Why Flatpak apps use so much disk space on Linux
Why Flatpaks Use More Disk than Native Packages (and Windows Portable Apps)
- Windows apps can assume a large, stable user‑space platform: Win32, WinRT, .NET, GUI toolkits, networking, graphics, etc. are always present with stable ABIs. Installers/“portable” builds often differ mostly in where they write state.
- Desktop Linux has only a stable syscall ABI. Toolkits, media stacks, desktops, and even libc vary by distro and version; multiple libcs exist (glibc, musl).
- Traditional Linux package managers (apt, dnf, pacman, etc.) solve this by sharing distro‑curated libraries and usually shipping only one version, so apps themselves are small.
- Flatpak inverts this: it lets each app pick its own versions of libraries and toolkits, then tries to recover space via:
- Shared “runtimes” (GNOME, KDE, Freedesktop) that multiple apps can depend on.
- File‑level deduplication across apps.
- In practice, multiple runtimes and versions coexist, so sharing is limited and disk usage grows.
Flatpak vs Other Formats (Snap, AppImage, Traditional Packages)
- Compared to snaps:
- Both can bundle full dependency stacks; both now have shared runtimes/content snaps.
- Snaps historically did less deduplication; Flatpak’s OSTree layout deduplicates more aggressively.
- Compared to AppImage:
- AppImages behave more like Windows portable EXEs: single file, chmod +x, run; no sandbox by default, no central store, minimal integration.
- Flatpak emphasizes sandboxing, automatic updates, portals, and runtimes; more complex but more “desktop‑like” and cross‑distro.
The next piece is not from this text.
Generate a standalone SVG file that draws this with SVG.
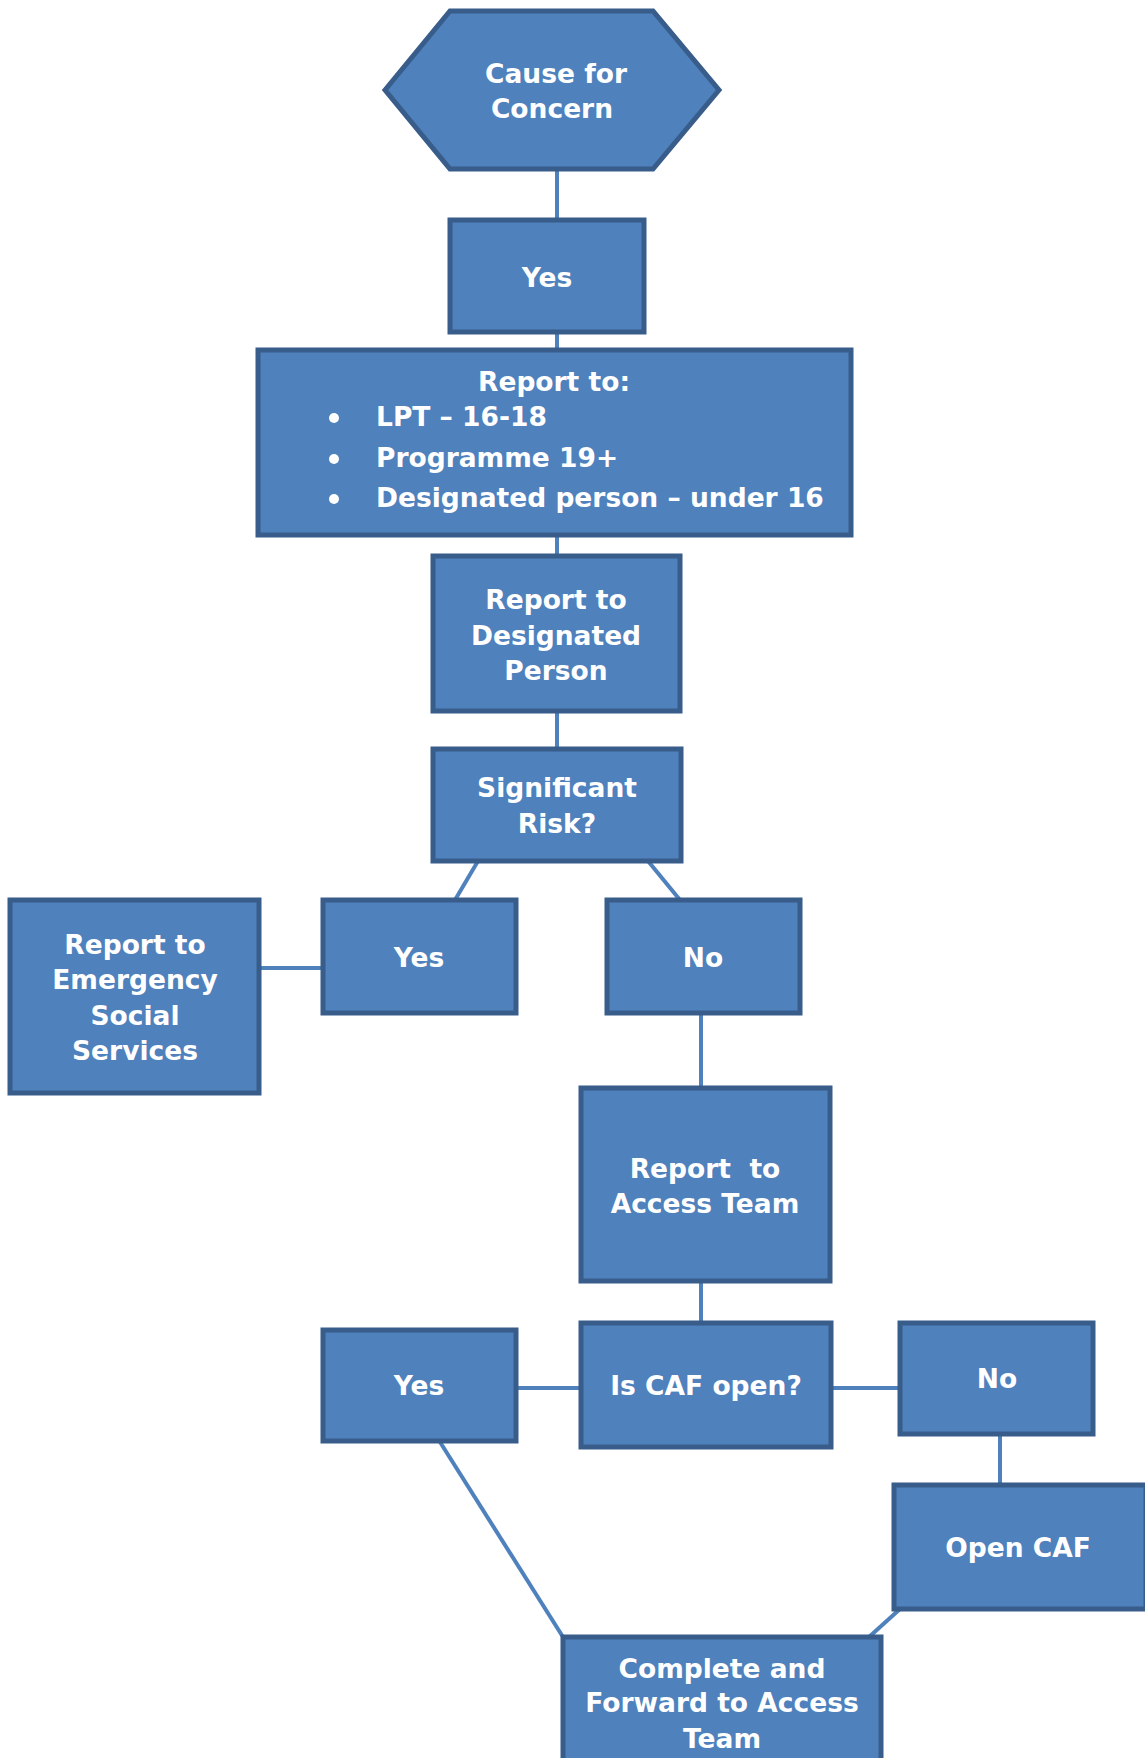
<svg xmlns="http://www.w3.org/2000/svg" width="1145" height="1758" viewBox="0 0 1145 1758">
<style>
.n{fill:#4F81BD;stroke:#385D8A;stroke-width:5;stroke-linejoin:miter}
.t{font-family:"DejaVu Sans",Verdana,sans-serif;font-weight:bold;font-size:26.5px;fill:#fff;text-anchor:middle}
.l{font-family:"DejaVu Sans",Verdana,sans-serif;font-weight:bold;font-size:26.5px;fill:#fff}
.c{stroke:#4F81BD;stroke-width:4;fill:none}
</style>
<rect width="1145" height="1758" fill="#fff"/>
<g id="connectors">
<line class="c" x1="557" y1="169" x2="557" y2="220"/>
<line class="c" x1="557" y1="332" x2="557" y2="350"/>
<line class="c" x1="557" y1="535" x2="557" y2="556"/>
<line class="c" x1="557" y1="711" x2="557" y2="749"/>
<line class="c" x1="478" y1="861" x2="455" y2="900"/>
<line class="c" x1="648" y1="861" x2="680" y2="900"/>
<line class="c" x1="259" y1="968" x2="323" y2="968"/>
<line class="c" x1="701" y1="1013" x2="701" y2="1088"/>
<line class="c" x1="701" y1="1281" x2="701" y2="1323"/>
<line class="c" x1="516" y1="1388" x2="581" y2="1388"/>
<line class="c" x1="831" y1="1388" x2="900" y2="1388"/>
<line class="c" x1="1000" y1="1434" x2="1000" y2="1485"/>
<line class="c" x1="440" y1="1442" x2="563" y2="1637"/>
<line class="c" x1="900" y1="1609" x2="869" y2="1637"/>
</g>
<g id="cause">
<polygon class="n" points="385,90 450,11 653,11 719,90 653,169 450,169"/>
<text class="t" x="556" y="83">Cause for</text>
<text class="t" x="552" y="118">Concern</text>
</g>
<g id="yes1">
<rect class="n" x="450" y="220" width="194" height="112"/>
<text class="t" x="547" y="287">Yes</text>
</g>
<g id="reportto">
<rect class="n" x="258" y="350" width="593" height="185"/>
<text class="t" x="554" y="391">Report to:</text>
<circle cx="334" cy="418" r="5" fill="#fff"/>
<circle cx="334" cy="459" r="5" fill="#fff"/>
<circle cx="334" cy="499" r="5" fill="#fff"/>
<text class="l" x="376" y="426">LPT – 16-18</text>
<text class="l" x="376" y="467">Programme 19+</text>
<text class="l" x="376" y="507">Designated person – under 16</text>
</g>
<g id="designated">
<rect class="n" x="433" y="556" width="247" height="155"/>
<text class="t" x="556" y="609">Report to</text>
<text class="t" x="556" y="645">Designated</text>
<text class="t" x="556" y="680">Person</text>
</g>
<g id="risk">
<rect class="n" x="433" y="749" width="248" height="112"/>
<text class="t" x="557" y="797">Significant</text>
<text class="t" x="557" y="833">Risk?</text>
</g>
<g id="ess">
<rect class="n" x="10" y="900" width="249" height="193"/>
<text class="t" x="135" y="954">Report to</text>
<text class="t" x="135" y="989">Emergency</text>
<text class="t" x="135" y="1025">Social</text>
<text class="t" x="135" y="1060">Services</text>
</g>
<g id="yes2">
<rect class="n" x="323" y="900" width="193" height="113"/>
<text class="t" x="419" y="967">Yes</text>
</g>
<g id="no2">
<rect class="n" x="607" y="900" width="193" height="113"/>
<text class="t" x="703" y="967">No</text>
</g>
<g id="access">
<rect class="n" x="581" y="1088" width="249" height="193"/>
<text class="t" x="705" y="1178">Report&#160; to</text>
<text class="t" x="705" y="1213">Access Team</text>
</g>
<g id="caf">
<rect class="n" x="581" y="1323" width="250" height="124"/>
<text class="t" x="706" y="1395">Is CAF open?</text>
</g>
<g id="yes3">
<rect class="n" x="323" y="1330" width="193" height="111"/>
<text class="t" x="419" y="1395">Yes</text>
</g>
<g id="no3">
<rect class="n" x="900" y="1323" width="193" height="111"/>
<text class="t" x="997" y="1388">No</text>
</g>
<g id="opencaf">
<rect class="n" x="894" y="1485" width="252" height="124"/>
<text class="t" x="1018" y="1557">Open CAF</text>
</g>
<g id="complete">
<rect class="n" x="563" y="1637" width="318" height="130"/>
<text class="t" x="722" y="1678">Complete and</text>
<text class="t" x="722" y="1712">Forward to Access</text>
<text class="t" x="722" y="1748">Team</text>
</g>
</svg>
- Some commenters prefer AppImages or source builds to avoid Flatpak’s size and complexity; others see Flatpak as the only realistic way to ship third‑party desktop apps consistently across many distros.
Servers, Sandboxing, and “Desktop‑Only” Features
- Flatpak relies heavily on desktop services like D‑Bus and xdg-desktop-portal; access to files and devices is mediated by the desktop (powerbox dialogs, portals).
- CLI apps technically work, but running them headless (SSH, TTY) is awkward, so Flatpak is seen as desktop‑focused and ill‑suited to servers.
Storage, Updates, and Security Debates
- Critics argue that “storage is cheap” ignores:
- Huge on‑disk footprints (including a reported 295GB Flatpak repo bug).
- Heavy update traffic when many sandboxed apps auto‑update, impacting I/O and time.
- Supporters respond that:
- Containers already normalized shipping entire stacks; Flatpak is similar for desktop apps.
- Disk is usually cheaper than developer and user time lost to dependency hell.
- Security arguments cut both ways:
- Pro: Flatpak’s sandbox and permissions model (Android‑like) improves safety vs. curl | sudo or arbitrary third‑party repos.
- Con: Multiple bundled copies of sensitive tools (e.g., sudo inside snaps) create many potential vulnerable binaries, though they may be de‑privileged (no SUID).
Versioning, Dependency Hell, and Alternatives
- Many comments frame Flatpak/Snap as a reaction to:
- Distro “stable” branches freezing library versions for years, frustrating upstream developers whose bugfixes don’t reach users.
- Users filing upstream bugs against ancient distro versions.
- Some advocate a “middle ground”:
- More standardized, stable ABIs for key Linux user‑space components.
- Possibly pushing more functionality behind stable IPC instead of shared libraries.
- Others note this is fundamentally hard at Linux’s scale (many distros, many apps) and see per‑app bundling as the only pragmatic answer.
Space and RAM in Practice
- Flatpak does share runtimes and deduplicate at the file level; advice includes:
- Choose apps using the same runtime and version to reduce footprint.
- Expect extra space while runtimes transition between supported versions.
- Concern about RAM duplication (same libraries loaded multiple times across Flatpaks) was raised; replies argue that browser‑based apps dominate RAM anyway and that code pages can still be shared when underlying files match, but no hard measurements were provided.